WASHINGTON (AP) — Veteran Republican Rep. John Mica turned back a challenge from tea party freshman Rep. Sandy Adams in their Florida GOP primary Tuesday, but in a surprise, another longtime GOP congressman, Cliff Stearns, was trailing his tea party challenger in the state.
Political newcomer and veterinarian Ted Yoho was ahead of Stearns, a 12-term lawmaker, by less than 900 votes, complete but unofficial primary results showed.
Yoho's anti-incumbent campaign was helped by a television ad that had actors dressed as politicians in suits eating from a trough alongside pigs and throwing mud at each other.

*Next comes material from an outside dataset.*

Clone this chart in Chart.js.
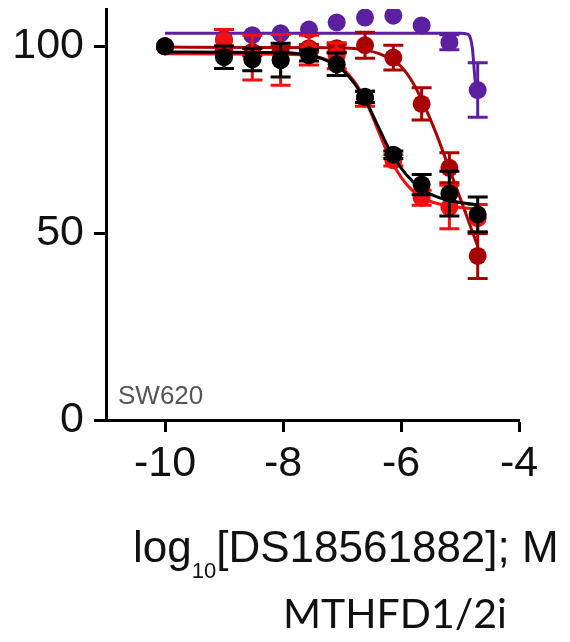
<!DOCTYPE html>
<html><head><meta charset="utf-8">
<script src="https://cdn.jsdelivr.net/npm/chart.js@4/dist/chart.umd.min.js"></script>
<style>
html,body{margin:0;padding:0;background:#fff;}
#wrap{position:relative;width:570px;height:642px;overflow:hidden;}
#c{position:absolute;left:0;top:0;}
.t{position:absolute;white-space:nowrap;color:#111;line-height:1;}
#xt{left:133px;top:522px;font:44px "Liberation Sans",Arial,sans-serif;}
#xt sub{font-size:22px;vertical-align:-16px;line-height:0;}
#cap{left:283px;top:588px;font:41px Lato,sans-serif;}
#cell{left:118px;top:380px;font:26px "Liberation Sans",Arial,sans-serif;color:#555;}
</style>
</head><body>
<div id="wrap">
<canvas id="c" width="570" height="642"></canvas>
<div class="t" id="cell">SW620</div>
<div class="t" id="xt">log<sub>10</sub>[DS18561882]; M</div>
<div class="t" id="cap">MTHFD1/2i</div>
</div>
<script>
// ---- data ----
const doses = [-10, -9.0, -8.52, -8.04, -7.56, -7.09, -6.61, -6.13, -5.65, -5.18, -4.7];
const blackVals = [100, 97.1, 96.5, 96.3, 97.6, 95.2, 86.5, 71.0, 63.0, 60.6, 55.0];
const blackErr  = [0, 3.0, 3.0, 4.5, 1.5, 3.0, 1.5, 1.0, 2.7, 6.0, 4.7];
const redVals   = [100, 101.5, 97.0, 96.4, 99.0, 97.5, 86.0, 69.5, 59.5, 57.0, 54.0];
const redErr    = [0, 3.0, 6.0, 6.8, 4.0, 3.5, 2.0, 1.5, 2.0, 5.8, 3.7];
const darkRedVals = [100, 99.0, 98.5, 99.0, 99.5, 99.5, 100.3, 97.0, 84.6, 67.5, 43.9];
const darkRedErr  = [0, 1.0, 1.0, 1.0, 1.0, 1.0, 3.5, 3.3, 4.3, 4.0, 6.0];
const purpleVals = [100, 102.0, 103.0, 103.5, 104.5, 106.4, 107.7, 108.2, 105.6, 101.1, 88.3];
const purpleErr  = [0, 0, 0, 0, 0, 0, 0, 0, 0, 2.0, 7.3];

const blackCurveX = [-10, -8, -7.5, -7.2, -7.0, -6.8, -6.6, -6.4, -6.2, -6.0, -5.8, -5.6, -5.4, -5.2, -5.0, -4.7];
const blackCurveY = [98.5, 98.3, 97.5, 95.8, 93.8, 90.3, 85.5, 79.0, 72.5, 67.5, 63.8, 61.3, 59.8, 58.8, 58.2, 57.6];
const redCurveX = [-10, -8, -7.5, -7.2, -7.0, -6.8, -6.6, -6.4, -6.2, -6.0, -5.8, -5.6, -5.4, -5.2, -5.0, -4.7];
const redCurveY = [98.0, 97.9, 97.4, 96.0, 94.2, 90.8, 85.5, 78.0, 70.5, 65.0, 61.3, 59.2, 58.0, 57.3, 56.9, 56.5];
const darkRedCurveX = [-10, -7, -6.6, -6.3, -6.0, -5.8, -5.6, -5.4, -5.2, -5.0, -4.85, -4.7];
const darkRedCurveY = [99.8, 99.6, 99.0, 97.6, 94.6, 90.3, 84.0, 76.5, 68.0, 59.5, 53.0, 46.5];
const purpleCurveX = [-10, -5.0, -4.86, -4.82, -4.79, -4.77, -4.75, -4.72];
const purpleCurveY = [103.5, 103.5, 103.2, 102.0, 99.5, 96.0, 92.0, 88.0];

const xTicks = [-10, -8, -6, -4];
const yTicks = [0, 50, 100];

const COL = {black:'#000000', red:'#f01010', darkRed:'#a80000', purple:'#5b1fa0'};

function pts(xs, ys){ return xs.map((x,i)=>({x:x, y:ys[i]})); }
function pointSet(label, ys, err, color){
  return {type:'scatter', label, data:pts(doses, ys), err, showLine:false,
    pointRadius:9, pointHoverRadius:9, backgroundColor:color, borderColor:color, borderWidth:0};
}
function curveSet(label, xs, ys, color){
  return {type:'line', label, data:pts(xs, ys), showLine:true, pointRadius:0,
    borderColor:color, borderWidth:3, fill:false, cubicInterpolationMode:'monotone'};
}

const errorBars = {
  id:'errorBars',
  beforeDatasetDraw(chart, args){
    const ds = chart.data.datasets[args.index];
    if(!ds.err) return;
    const xs = chart.scales.x, ys = chart.scales.y, ctx = chart.ctx;
    ctx.save();
    ctx.strokeStyle = ds.borderColor; ctx.lineWidth = 3; ctx.lineCap='butt';
    ds.data.forEach((p,i)=>{
      const e = ds.err[i]; if(!e) return;
      const px = xs.getPixelForValue(p.x);
      const top = ys.getPixelForValue(p.y + e), bot = ys.getPixelForValue(p.y - e);
      ctx.beginPath();
      ctx.moveTo(px, top); ctx.lineTo(px, bot);
      ctx.moveTo(px-10, top); ctx.lineTo(px+10, top);
      ctx.moveTo(px-10, bot); ctx.lineTo(px+10, bot);
      ctx.stroke();
    });
    ctx.restore();
  }
};

new Chart(document.getElementById('c'), {
  type:'scatter',
  data:{datasets:[
    pointSet('black', blackVals, blackErr, COL.black),
    curveSet('black fit', blackCurveX, blackCurveY, COL.black),
    pointSet('red', redVals, redErr, COL.red),
    curveSet('red fit', redCurveX, redCurveY, COL.red),
    pointSet('dark red', darkRedVals, darkRedErr, COL.darkRed),
    curveSet('dark red fit', darkRedCurveX, darkRedCurveY, COL.darkRed),
    pointSet('purple', purpleVals, purpleErr, COL.purple),
    curveSet('purple fit', purpleCurveX, purpleCurveY, COL.purple)
  ]},
  plugins:[errorBars],
  options:{
    responsive:false, animation:false, devicePixelRatio:1,
    layout:{padding:{top:6, right:51, bottom:0, left:0}},
    plugins:{legend:{display:false}, tooltip:{enabled:false}},
    scales:{
      x:{type:'linear', min:-11, max:-4,
        afterBuildTicks(s){ s.ticks = xTicks.map(v=>({value:v})); },
        afterFit(s){ s.height = 222; s.paddingLeft = 0; s.paddingRight = 0; },
        grid:{drawOnChartArea:false, drawTicks:true, tickLength:12, tickWidth:3, tickColor:'#000'},
        border:{display:true, color:'#000', width:3},
        ticks:{font:{family:'"Liberation Sans", Arial, sans-serif', size:43}, color:'#111', padding:6, maxRotation:0}
      },
      y:{type:'linear', min:0, max:110,
        afterBuildTicks(s){ s.ticks = yTicks.map(v=>({value:v})); },
        afterFit(s){ s.width = 106; s.paddingTop = 0; s.paddingBottom = 0; },
        grid:{drawOnChartArea:false, drawTicks:true, tickLength:12, tickWidth:3, tickColor:'#000'},
        border:{display:true, color:'#000', width:3},
        ticks:{font:{family:'"Liberation Sans", Arial, sans-serif', size:43}, color:'#111', padding:10}
      }
    }
  }
});
</script>
</body></html>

Stearns, who is chairman of an investigations subcommittee for the House Energy and Commerce Committee, has led high-profile probes of the failed California solar energy company, Solyndra, as well as Planned Parenthood. His newly redrawn conservative district ranges from the Georgia state line to Ocala and from Jacksonville's outskirts to the Gulf Coast.
Florida, along with Connecticut, Minnesota and Wisconsin, held primaries Tuesday.
Mica, a 10-term congressman who wields considerable clout as the chairman of the House Transportation and Infrastructure Committee, is expected to win in November in his Republican-leaning district. Adams fell short despite backing from 2008 GOP vice presidential candidate Sarah Palin.
Mica and Adams landed in the same central Florida district due to redistricting, and the result was a nasty member-versus-member primary.
Mica's victory was a disappointment for tea party forces and other conservative activists hoping to add to big wins this year in the Indiana and Texas GOP Senate primaries. Tea party candidates scored major gains in the 2010 congressional races, but they've had mixed success since then.
The Florida contest was a prime example of the sharp split in the Republican party this election season between grass-roots conservatives and the GOP's establishment candidates.
Mica overcame criticism by Adams that the big-spending ways of longtime lawmakers and Washington insiders like him have fueled the nation's soaring debt, a charge that echoes the deep divisions in the GOP. The two tangled over spending for pet projects and who's more conservative.
For decades, some of the most conservative Republicans steered federal dollars to their home districts to boost local economies as well as their own political stock. More recently, anti-establishment conservatives, including tea partyers, have scored election wins by criticizing excessive spending by Washington's establishment players.
Also in Florida, Democratic Sen. Bill Nelson will face Republican Connie Mack IV in November after winning handily in their respective party primaries.
In Wisconsin, former Gov. Tommy Thompson, who served as Health and Human Services secretary under President George W. Bush, was in a tough four-way race for a chance to succeed retiring Democratic Sen. Herb Kohl. His challengers have cast themselves as closer to today's more conservative GOP than the 70-year-old Thompson.
Thompson was governor for 14 years, but the party has become more conservative since he left the post for the Bush administration in 2001.
Former Rep. Mark Neumann boasted the most support from tea party groups including the Tea Party Express, the conservative Club for Growth, and Sens. Jim DeMint, R-S.C., and Rand Paul, R-Ky. Polls suggested Neumann has surged in recent weeks, putting him in position to pull a late surprise.
Political newcomer and wealthy businessman Eric Hovde touted his fiscal conservatism. State Assembly Speaker Jeff Fitzgerald has the most direct ties to Gov. Scott Walker, who survived a high-profile recall election that roiled the state just two months ago.
The winner will take on Democratic Rep. Tammy Baldwin, who is uncontested. Republicans see the Senate race in Wisconsin as a pickup opportunity as they try to gain majority control from the Democrats. The GOP needs to net four seats to wrest control of the Senate in November
In Connecticut, wealthy former wrestling executive Linda McMahon, the GOP's endorsed candidate, defeated former Rep. Christopher Shays in the Senate primary. Sen. Joe Lieberman, an independent, is retiring.
Shays, a moderate who had represented a district anchored by Greenwich and other wealthy suburbs outside New York City since 1987, lost his seat in 2008. He had hoped his Washington experience could blunt McMahon's wealth and official party support.
McMahon spent about $50 million of her own money in her failed 2010 Senate race. It was the largest amount of money spent on any campaign in state history, as well as the largest amount per vote nationwide. She outspent Shays and attacked him as a career politician.
In Connecticut's Democratic Senate primary, Rep. Chris Murphy, who was the party's endorsed candidate, beat former Secretary of State Susan Bysiewicz. Looking past Shays, McMahon has already aired an attack ad against Murphy.